Multi-state business taxation rules have changed in recent years, and if you operate a service business across state lines – a consultancy or marketing agency, for example – your presumed tax savings might be smaller than you think. Historically, states primarily taxed you based on the location of employees, offices and the business’ sales force. It was a question of where the work that created the income was performed. But now many states are enacting what are called “market-based sourcing tax laws.”
For example: New Jersey taxes your total income no matter where it comes from. But if your clients are based in New York, a market-based state that wants to tax you for the work received in New York, BOTH can now collect tax on your revenue.

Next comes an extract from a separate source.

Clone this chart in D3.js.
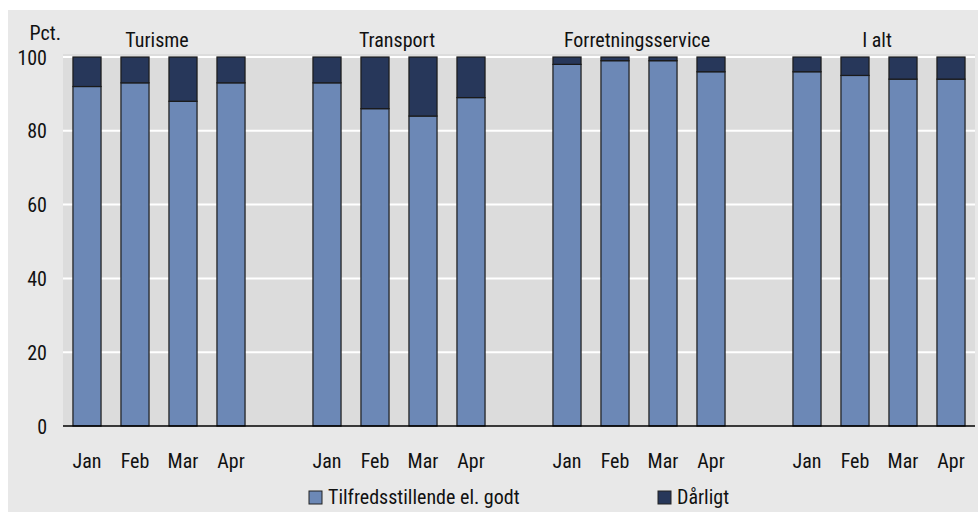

According to Entrepreneur Magazine: (http://www.entrepreneur.com/article/254533)
For entrepreneurs operating a pass-through entity, such as an LLC or S corporation, the situation can be even more challenging. If you do business in 19 market-based states, it’s possible that you (and each of your partners) will need to file a personal tax return for each state – and that’s on top of your corporate tax returns. It’s an accounting and logistical nightmare that will likely require you to pay income tax, and often a franchise tax, to do business outside your home state.
Details around this new taxation method vary from state to state – and even by industry – so before you make a move, do your homework and consult your tax expert. And keep in mind that promises made by politicians, especially regarding taxes, are never as simple as they sound.